David Stillman and his Generation Z son, Jonah Stillman, have written a book to help sort out the generational gap between younger people. They discussed their book, Gen Z At Work: How the Next Generation Is Transforming the Workplace, on the Knowledge@Wharton show, which airs on Wharton Business Radio on SiriusXM channel 111. And just who makes up Generation Z? While there is disagreement over the definition of Generation Z, most demographers include people born between 1995 and the early 2000s. In the United States, those years include nearly 79 million people close to entering the workforce or in the first stage of their careers. But the Stillmans’ warn that employers shouldn’t confuse “Zers” with millennials, who are a generation older. (Listen to the podcast at the top of this page.)
The following are three key points from the conversation.
1. Generation Z is ambitious and hardworking.
Compared to the millennial generation, Gen Z is more competitive and independent. Millennials were raised to believe in collaboration and inclusion, which are positive traits that extend to their work ethic. However, the view that everyone wins if everyone works together isn’t necessarily realistic.
“I was told that there’s winners and losers, and if I’m not willing to work my butt off there are 70 million other Gen Zers that are going to come right up behind you and take your job,” Jonah Stillman says. “We are a very competitive and driven generation.”
It’s important for millennial managers to realize they need a different approach with their youngest charges.
“Now we’ve got a generation that’s going to be much more independent and very competitive,” David Stillman says. “I think we run the risk that millennials will dismiss this generation as not loyal, not team players, and it’s just not true. They’re coming and looking through a completely different lens. I think step one is that we need to train those who are going to be on the frontlines just how different Gen Z will be from millennials.”
2. Generation Z babies are digital natives.
Employees who belong to Generation Z have never known life without the internet or social media, and they are comfortable with rapidly changing technology. It’s a trait that the Stillmans identify as phygital.
“Phygital has sort of blurred the lines between physical and digital,” David Stillman says. “They see no line at all. This generation has only known a world where their phones are smart.”
Because Zers are digital natives, they can serve as authority figures on the technology that is so imperative to the modern workplace. They are quick to streamline processes, and they have less hesitation or fear to try something new.
“One thing we heard again and again in researching for the book was Gen Z felt the other generations over-thought a lot of things and took too long,” David Stillman says. “So, they are going to be good to say, ‘Let’s just try it, let’s get out there, let’s do it and maybe cut out a lot of the deep, long processes.’
“At the same time, we have to be careful because this generation can act too quickly.
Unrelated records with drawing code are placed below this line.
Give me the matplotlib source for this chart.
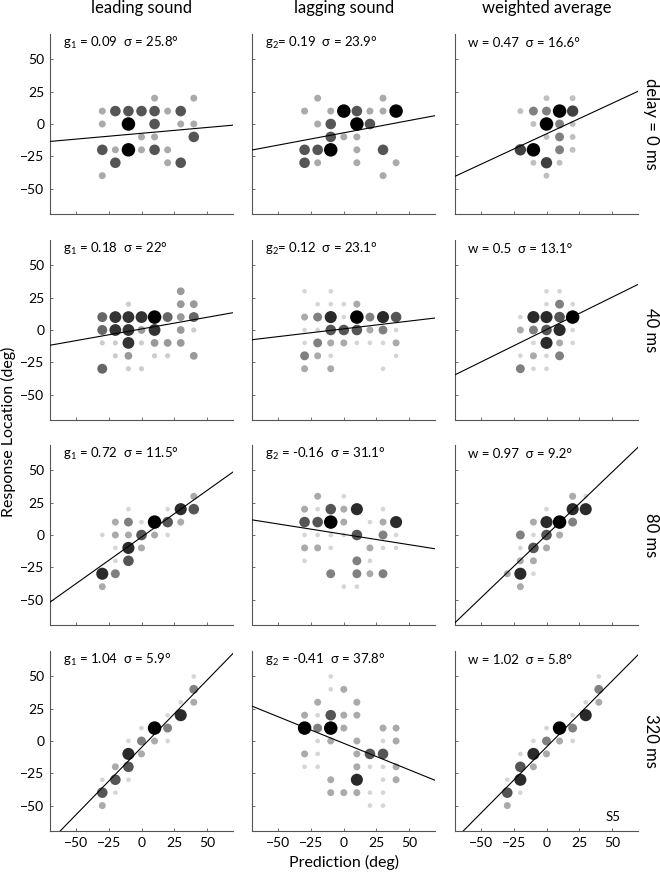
import matplotlib
matplotlib.use("Agg")
from matplotlib import pyplot as plt
import numpy as np

# ---- data: (prediction, response, count) per panel -------------------------
lead_0 = [(10, 20, 1), (40, 20, 1),
          (-30, 10, 1), (-20, 10, 2), (-10, 10, 2), (0, 10, 2), (10, 10, 2), (20, 10, 1), (30, 10, 2),
          (-30, 0, 1), (-10, 0, 3), (10, 0, 2), (30, 0, 1), (40, 0, 1),
          (0, -10, 1), (10, -10, 1), (40, -10, 2),
          (-30, -20, 2), (-20, -20, 1), (-10, -20, 3), (0, -20, 1), (10, -20, 2), (20, -20, 1),
          (-20, -30, 2), (20, -30, 1), (30, -30, 2),
          (-30, -40, 1)]
lag_0 = [(-20, 20, 1), (30, 20, 1),
         (-30, 10, 1), (-10, 10, 1), (0, 10, 3), (10, 10, 2), (20, 10, 1), (30, 10, 1), (40, 10, 3),
         (-20, 0, 1), (-10, 0, 2), (10, 0, 3), (20, 0, 2),
         (-10, -10, 2), (0, -10, 1), (10, -10, 1),
         (-30, -20, 2), (-20, -20, 2), (-10, -20, 3), (10, -20, 1), (30, -20, 2),
         (-30, -30, 2), (-20, -30, 1), (10, -30, 1), (40, -30, 1),
         (30, -40, 1)]
avg_0 = [(0, 20, 1), (20, 20, 1),
         (-20, 10, 1), (-10, 10, 2), (0, 10, 2), (10, 10, 4), (20, 10, 3),
         (-10, 0, 1), (0, 0, 4), (10, 0, 2), (20, 0, 1),
         (0, -10, 1), (10, -10, 2), (20, -10, 1),
         (-20, -20, 3), (-10, -20, 4), (10, -20, 2), (20, -20, 1),
         (-10, -30, 1), (0, -30, 3), (10, -30, 1),
         (0, -40, 1)]

lead_40 = [(30, 30, 2),
           (-10, 20, 1), (30, 20, 2), (40, 20, 2),
           (-30, 10, 3), (-20, 10, 4), (-10, 10, 4), (0, 10, 4), (10, 10, 5), (20, 10, 3), (30, 10, 2), (40, 10, 3),
           (-30, 0, 3), (-20, 0, 4), (-10, 0, 4), (0, 0, 2), (10, 0, 4), (30, 0, 2), (40, 0, 1),
           (-30, -10, 1), (-20, -10, 1), (-10, -10, 4), (0, -10, 1), (10, -10, 2), (20, -10, 2), (30, -10, 2),
           (-20, -20, 1), (-10, -20, 2), (10, -20, 1), (20, -20, 1), (40, -20, 2),
           (-30, -30, 3), (-10, -30, 1), (0, -30, 1)]
lag_40 = [(-30, 30, 1), (-10, 30, 1),
          (-20, 20, 1), (-10, 20, 1), (0, 20, 1), (10, 20, 2),
          (-30, 10, 2), (-20, 10, 3), (-10, 10, 5), (0, 10, 1), (10, 10, 6), (20, 10, 3), (30, 10, 5), (40, 10, 4),
          (-30, 0, 1), (-20, 0, 1), (-10, 0, 4), (0, 0, 4), (10, 0, 4), (20, 0, 2), (30, 0, 3), (40, 0, 1),
          (-30, -10, 1), (-20, -10, 3), (-10, -10, 2), (0, -10, 2), (10, -10, 1), (20, -10, 1), (30, -10, 1), (40, -10, 2),
          (-30, -20, 3), (-20, -20, 2), (-10, -20, 1), (40, -20, 1),
          (-30, -30, 2), (-10, -30, 2), (30, -30, 1)]
avg_40 = [(0, 30, 1), (10, 30, 1),
          (0, 20, 1), (10, 20, 3), (20, 20, 1),
          (-20, 10, 1), (-10, 10, 5), (0, 10, 5), (10, 10, 4), (20, 10, 6),
          (-20, 0, 2), (-10, 0, 3), (0, 0, 4), (10, 0, 5), (20, 0, 1),
          (-10, -10, 1), (0, -10, 5), (10, -10, 2), (20, -10, 1),
          (-20, -20, 1), (-10, -20, 2), (0, -20, 1), (10, -20, 3),
          (-20, -30, 3), (-10, -30, 1), (0, -30, 1)]

lead_80 = [(40, 30, 2),
           (-10, 20, 1), (20, 20, 1), (30, 20, 5), (40, 20, 4),
           (-20, 10, 2), (-10, 10, 3), (0, 10, 1), (10, 10, 6), (20, 10, 4), (30, 10, 2),
           (-30, 0, 1), (-20, 0, 2), (-10, 0, 2), (0, 0, 4), (10, 0, 2), (20, 0, 1),
           (-20, -10, 1), (-10, -10, 5), (0, -10, 2),
           (-20, -20, 1), (-10, -20, 4),
           (-30, -30, 5), (-20, -30, 3),
           (-30, -40, 2)]
lag_80 = [(-20, 30, 2), (0, 30, 1),
          (-30, 20, 2), (-20, 20, 1), (-10, 20, 4), (0, 20, 2), (10, 20, 5), (30, 20, 1),
          (-30, 10, 4), (-20, 10, 4), (-10, 10, 6), (0, 10, 2), (20, 10, 1), (30, 10, 2), (40, 10, 5),
          (-30, 0, 1), (-20, 0, 1), (-10, 0, 1), (0, 0, 1), (10, 0, 4), (30, 0, 3), (40, 0, 1),
          (-30, -10, 2), (-20, -10, 2), (-10, -10, 1), (20, -10, 2), (30, -10, 1), (40, -10, 1),
          (-30, -20, 1), (10, -20, 3), (20, -20, 1),
          (-10, -30, 3), (10, -30, 3), (20, -30, 2), (30, -30, 3),
          (0, -40, 1), (10, -40, 1)]
avg_80 = [(20, 30, 2), (30, 30, 1),
          (0, 20, 1), (20, 20, 5), (30, 20, 5),
          (-10, 10, 2), (0, 10, 5), (10, 10, 6), (20, 10, 3),
          (-20, 0, 3), (-10, 0, 1), (0, 0, 4), (10, 0, 2),
          (-20, -10, 1), (-10, -10, 4), (0, -10, 2),
          (-20, -20, 2), (-10, -20, 2),
          (-30, -30, 2), (-20, -30, 5), (-10, -30, 1),
          (-20, -40, 2)]

lead_320 = [(40, 50, 1), (40, 40, 3), (40, 30, 2), (30, 30, 1), (30, 20, 5), (20, 20, 1),
            (20, 10, 3), (10, 10, 6), (0, 10, 1), (10, 0, 2), (20, 0, 1), (0, 0, 3), (-10, 0, 1),
            (-10, -10, 5), (0, -10, 2), (-20, -20, 2), (-10, -20, 4),
            (-30, -30, 1), (-20, -30, 4), (-10, -30, 1),
            (-30, -40, 4), (-20, -40, 1), (-30, -50, 2)]
lag_320 = [(-10, 50, 1),
           (-10, 40, 1), (0, 40, 2),
           (-20, 30, 2), (10, 30, 2),
           (-30, 20, 2), (-20, 20, 1), (-10, 20, 4), (0, 20, 2), (10, 20, 2),
           (-30, 10, 6), (-20, 10, 3), (-10, 10, 6), (0, 10, 2), (30, 10, 2), (40, 10, 2),
           (-20, 0, 1), (-10, 0, 2), (10, 0, 2), (30, 0, 1), (40, 0, 2),
           (-30, -10, 2), (-20, -10, 1), (10, -10, 2), (20, -10, 4), (30, -10, 4),
           (-30, -20, 1), (-20, -20, 1), (10, -20, 2), (20, -20, 1), (30, -20, 1), (40, -20, 2),
           (-10, -30, 2), (10, -30, 5), (30, -30, 1), (40, -30, 2),
           (-10, -40, 2), (0, -40, 2), (10, -40, 2), (20, -40, 1), (30, -40, 1),
           (20, -50, 1), (30, -50, 1)]
avg_320 = [(40, 50, 1), (40, 40, 3), (40, 30, 2), (30, 30, 1), (30, 20, 5), (20, 20, 1),
           (20, 10, 3), (10, 10, 6), (0, 10, 1), (10, 0, 2), (20, 0, 1), (0, 0, 3), (-10, 0, 1),
           (-10, -10, 5), (0, -10, 2), (-20, -10, 1), (-20, -20, 4), (-10, -20, 2),
           (-20, -30, 5), (-30, -30, 1), (-20, -40, 1), (-30, -40, 4), (-30, -50, 2)]

panels = [[lead_0, lag_0, avg_0],
          [lead_40, lag_40, avg_40],
          [lead_80, lag_80, avg_80],
          [lead_320, lag_320, avg_320]]

# fitted gain / weight, intercept and sigma per panel
gains = [[0.09, 0.19, 0.47], [0.18, 0.12, 0.5], [0.72, -0.16, 0.97], [1.04, -0.41, 1.02]]
intercepts = [[-7.2, -6.8, -7.6], [0.8, 0.9, 0.3], [-1.6, 0.5, 0.0], [-5.0, -1.8, -4.7]]
sigmas = [[25.8, 23.9, 16.6], [22, 23.1, 13.1], [11.5, 31.1, 9.2], [5.9, 37.8, 5.8]]

col_titles = ['leading sound', 'lagging sound', 'weighted average']
row_titles = ['delay = 0 ms', '40 ms', '80 ms', '320 ms']
gain_names = [['$g_1$ = ', '$g_2$= ', 'w = '],
              ['$g_1$ = ', '$g_2$= ', 'w = '],
              ['$g_1$ = ', '$g_2$ = ', 'w = '],
              ['$g_1$ = ', '$g_2$ = ', 'w = ']]
ticks = [-50, -25, 0, 25, 50]

# ---- style --------------------------------------------------------------
plt.rcParams['font.family'] = ['Lato', 'DejaVu Sans']
plt.rcParams['mathtext.fontset'] = 'custom'
plt.rcParams['mathtext.rm'] = 'Lato'
plt.rcParams['mathtext.it'] = 'Lato'
plt.rcParams['mathtext.default'] = 'regular'

fig = plt.figure(figsize=(6.6, 8.75), dpi=100)

W, H = 660.0, 875.0
col_left = [50, 252.3, 455]
row_top = [33.6, 239.6, 444.6, 650.6]
ax_w, ax_h = 183, 180.8
max_d = 13.5  # px diameter of the most frequent response

for r in range(4):
    for c in range(3):
        ax = fig.add_axes([col_left[c] / W, 1 - (row_top[r] + ax_h) / H, ax_w / W, ax_h / H])
        pts = np.array(panels[r][c], dtype=float)
        n = pts[:, 2]
        frac = n / n.max()
        order = np.argsort(n)
        grey = 1 - frac
        cols = np.stack([grey, grey, grey], axis=1)
        sizes = (max_d * 0.72 * frac ** 0.6) ** 2
        ax.scatter(pts[order, 0], pts[order, 1], s=sizes[order], c=cols[order],
                   edgecolors='none', zorder=2)

        xx = np.array([-70, 70])
        ax.plot(xx, gains[r][c] * xx + intercepts[r][c], color='k', lw=0.8, zorder=3)

        ax.set_xlim(-70, 70)
        ax.set_ylim(-70, 70)
        ax.set_xticks(ticks)
        ax.set_yticks(ticks)
        for side in ['top', 'right']:
            ax.spines[side].set_visible(False)
        for side in ['left', 'bottom']:
            ax.spines[side].set_color('#555555')
            ax.spines[side].set_linewidth(0.8)
        ax.tick_params(direction='in', length=2.5, width=0.6, color='#555555',
                       labelsize=10, pad=4)
        if c > 0:
            ax.set_yticklabels([])
        if r < 3:
            ax.set_xticklabels([])

        ax.text(0.07, 0.948, gain_names[r][c] + f'{gains[r][c]:g}  σ = {sigmas[r][c]:g}°',
                transform=ax.transAxes, fontsize=9.5, va='center', ha='left')

        if r == 3 and c == 2:
            ax.text(0.82, 0.08, 'S5', transform=ax.transAxes, fontsize=9.5, va='center')

for c in range(3):
    fig.text((col_left[c] + ax_w / 2) / W, 1 - 8 / H, col_titles[c],
             ha='center', va='center', fontsize=12)
for r in range(4):
    fig.text(650.7 / W, 1 - (row_top[r] + ax_h / 2) / H, row_titles[r],
             ha='center', va='center', rotation=-90, fontsize=12)

fig.text(8 / W, 1 - 432 / H, 'Response Location (deg)', rotation=90,
         ha='center', va='center', fontsize=11.5)
fig.text(344 / W, 1 - 862 / H, 'Prediction (deg)', ha='center', va='center', fontsize=11.5)

fig.savefig('out.png', dpi=100)
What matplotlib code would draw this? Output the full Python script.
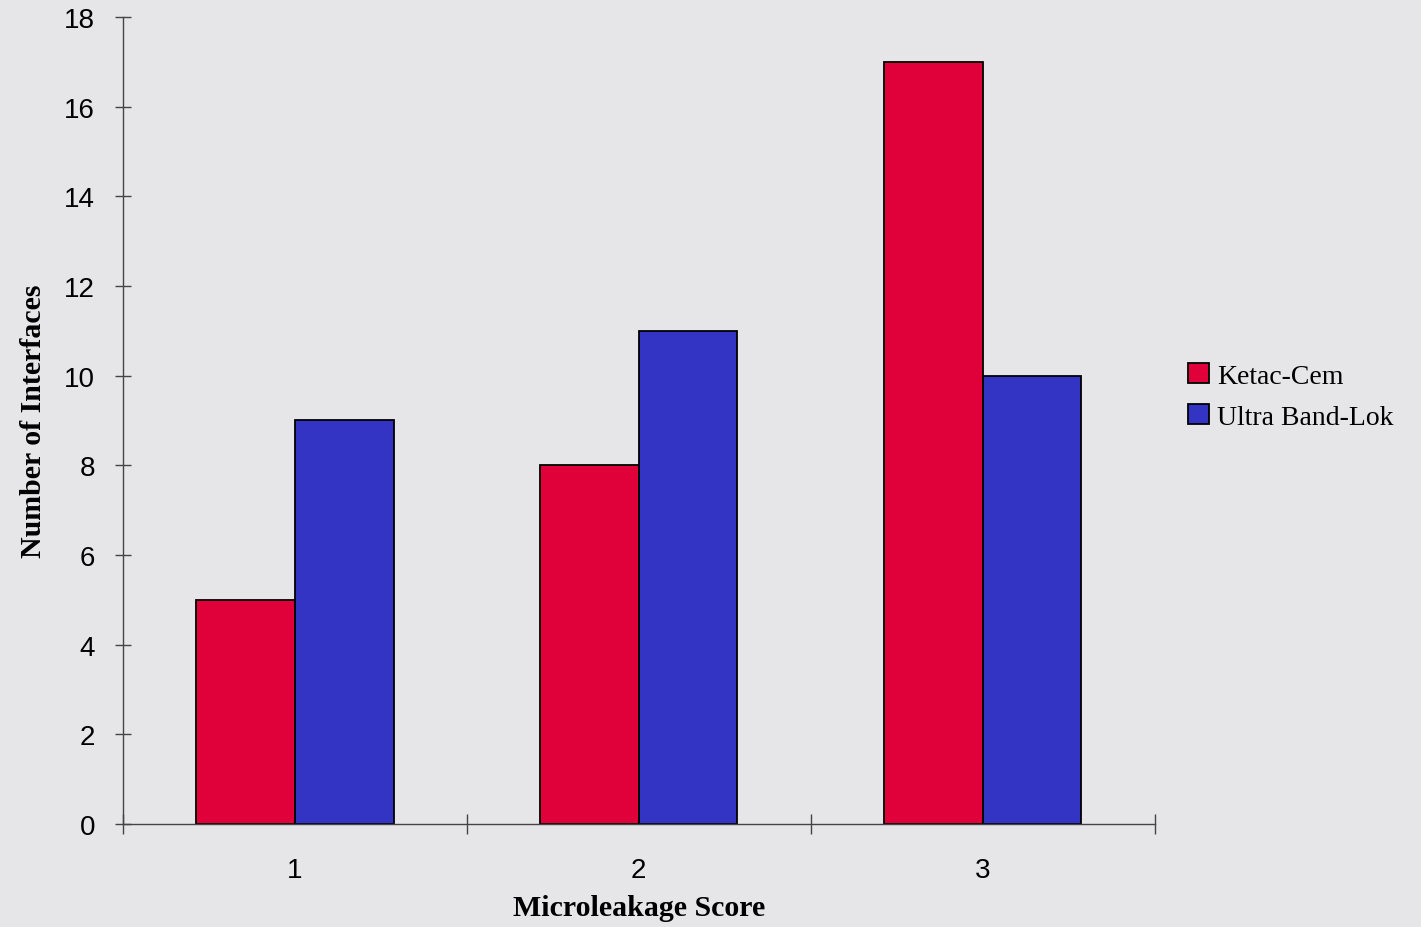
import numpy as np
import matplotlib
matplotlib.use("Agg")
import matplotlib.pyplot as plt

scores = ["1", "2", "3"]
ketac_cem = [5, 8, 17]
ultra_band_lok = [9, 11, 10]
series_names = ["Ketac-Cem", "Ultra Band-Lok"]

RED = "#e0003a"
BLUE = "#3434c4"
BG = "#e6e6e8"

fig = plt.figure(figsize=(14.21, 9.28), dpi=100, facecolor=BG)
ax = fig.add_axes([0.0865, 0.111, 0.726, 0.8696], facecolor=BG)

x = np.arange(1, len(scores) + 1)
w = 0.287
ax.bar(x - w / 2, ketac_cem, w, color=RED, edgecolor="black", linewidth=1.3,
       label=series_names[0])
ax.bar(x + w / 2, ultra_band_lok, w, color=BLUE, edgecolor="black", linewidth=1.3,
       label=series_names[1])

ax.set_xlim(0.5, 3.5)
ax.set_ylim(0, 18)
ax.set_yticks(range(0, 19, 2))
ax.set_xticks(x)
ax.set_xticklabels(scores)
ax.set_xticks([0.5, 1.5, 2.5, 3.5], minor=True)

for side in ["top", "right"]:
    ax.spines[side].set_visible(False)
for side in ["left", "bottom"]:
    ax.spines[side].set_color("#444444")
    ax.spines[side].set_linewidth(1.0)

ax.tick_params(axis="y", direction="inout", length=12, width=1, color="#444444",
               labelsize=20, pad=14)
ax.tick_params(axis="x", which="major", length=0, labelsize=20, pad=24)
ax.tick_params(axis="x", which="minor", direction="inout", length=14, width=1,
               color="#444444")
for lbl in ax.get_xticklabels() + ax.get_yticklabels():
    lbl.set_fontfamily("Liberation Sans")

ax.set_xlabel("Microleakage Score", fontfamily="Liberation Serif",
              fontweight="bold", fontsize=21.5, labelpad=8)
ax.set_ylabel("Number of Interfaces", fontfamily="Liberation Serif",
              fontweight="bold", fontsize=21.5, labelpad=12)

leg = ax.legend(loc="center left", bbox_to_anchor=(1.008, 0.53), frameon=False,
                prop={"family": "Liberation Serif", "size": 20},
                handlelength=0.75, handleheight=0.75, handletextpad=0.3,
                labelspacing=0.55)

fig.savefig("out.png", dpi=100, facecolor=BG)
You don’t want them having a company spend all these resources to move something that is only just a quick fad that came and went.”
3. Generation Z is looking for alternatives.
Economic and political events — including Sept. 11th and the Great Recession — have critically shaped the worldview of Gen Zers. While millennials are often seen as having an undeserved sense of entitlement, Zers have an attitude more in line with their Generation X parents. David Stillman describes it as the difference between, “Wow, this job is lucky to have me,” and “Wow, I’m so lucky to have this job.”
“That switch up, because of the Recession as well as Gen X parents with some tough love, 76% of Gen Z said they are willing to start at the bottom and work their way up,” he says. “I think it’s going to be great.”
Jonah Stillman describes his peers as the do-it-yourself generation, partly because the internet provides unprecedented opportunities for self-education.
“If I wanted to learn how to re-tile my bathroom floor or speak Russian, I could do all of that and anything in between by logging onto YouTube,” he says.
His generation is more willing to think beyond the traditional path to that first job. Like Harvard-bound Malia Obama, more Zers are weighing the idea of a “gap year” between high school and college to travel, intern, learn a skill or simply hone in on what they want to be when they grow up.
The reason for the change lies partly with the increasing burden of college debt. The younger set is hyper-aware of the debt that millennials have, and they don’t want to be saddled with the same load. They want to find a deeper connection between an expensive education and what they will do with it.
“We know that 75% of Gen Zs believe that there are other ways of getting a good education than by going to college,” Jonah Stillman said.